Five trillion dollars worth of goods passes through the South China Sea each year. It is a dynamic waterway for global traffic from traveling west to east and east to west.
China sees the South China Sea as important and necessary to its commercial shipping. Under its seafloor lies an untold wealth of oil and gas, as well as precious minerals.
To stake its claim to sovereignty, China has dusted down maps from the Zhou dynasty as proof of its dominion over the waters. China’s claim has been contested by Brunei, Indonesia, Malaysia, the Philippines, Taiwan and Vietnam. Some have maps of their own contesting China’s claim.
The war of maps will resolve little; it is military and economic might that may win the day and China is the strongest in this contest.
In consequence, it is in this context that the G7 leaders are presenting a united front, insisting that Asia’s prosperity is impossible to separate from freedom of navigation and trade in the South China Sea.
President Barack Obama has called for a forceful response to China’s claims, more a result of the fact that China is constructing artificial islands and dredging deeply into the South China Sea. China has also strengthened its military presence there. As such, it is challenging the 12-mile territory limit and engaging in territorial disputes with the Philippines and Vietnam.
But this is of lesser importance, as China is perhaps on a crash course with U.S. geopolitical supremacy and goals in the region. It is good to recall Obama’s pivot to East Asia. This significant shift in foreign policy relies on military and economic might to box in China, the United States’ most formidable competitor.
It is in this sense that the Trans-Pacific Partnership, a very ambitious free trade plan, hopes to foster stronger economic and military ties with countries that lay claims to the South China Sea. Its very existence hinges on free trade and freedom of the seas, and fits neatly into Obama’s new Asia policy.
China sees this as meddling in its own internal affairs. The United States has sent in warships and planes, all of which China has challenged short of open conflict.
At an international security conference in Singapore, Secretary of Defense Ashton Carter has proposed to “deepen defense cooperation in the Asia-Pacific by expanding a security network of countries whose militaries train together and eventually operate together.”

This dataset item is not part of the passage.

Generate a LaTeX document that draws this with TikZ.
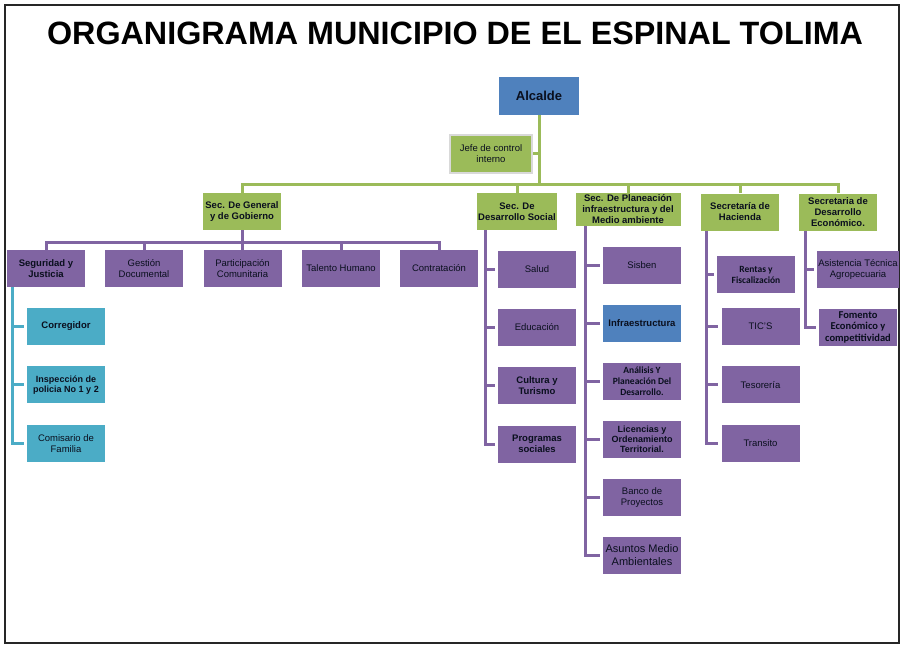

In his speech, Carter raised complaints of China’s unnerving neighboring countries by building reefs in the disputed area. Nonetheless he offered China a place at the table, but under U.S. leadership.
Much of the free trade traffic goes to China and Hong Kong. Indonesia, the Philippines, Taiwan and Vietnam are largely best served ports on the Pacific. That leaves South Korea and Japan, both U.S. allies, short on oil and gas, and these two countries are our close allies in Asia. The European countries that are part of G7 depend on China for trade; they have a disadvantage when it comes to the military, relying on the United States’ predominance in Asia.
It is from this geopolitical optic that the United States views China’s claims and ascendency, economically and militarily, as a threat to its preponderant role in the region.
The Trans-Pacific Partnership seeks to strengthen the countries with claims to the South China Sea as a counterweight to China, along with a U.S. armada and economic clout.
A long war of attrition between the United States and China will determine who will prevail in the end. No one wants another war. China will accommodate its ways to reality, but will not give up what it considers its historical rights.
The claimants, despite expressing their anger over the situation, live in China’s shadow and have learned to live with their big neighbor, as any reading of history proves.
But the fly in the ointment is Japan, who is wholly dependent on freedom of the sea and easy access in the South China Sea. The United States will defend it for sure, but Japan has to make adjustments with China, and come to some agreement with China on its nearly two-decade long war against China.
In the end China will shape its behavior to the South China Sea along the lines of territorial adjustments it made with Burma and the Soviet Union.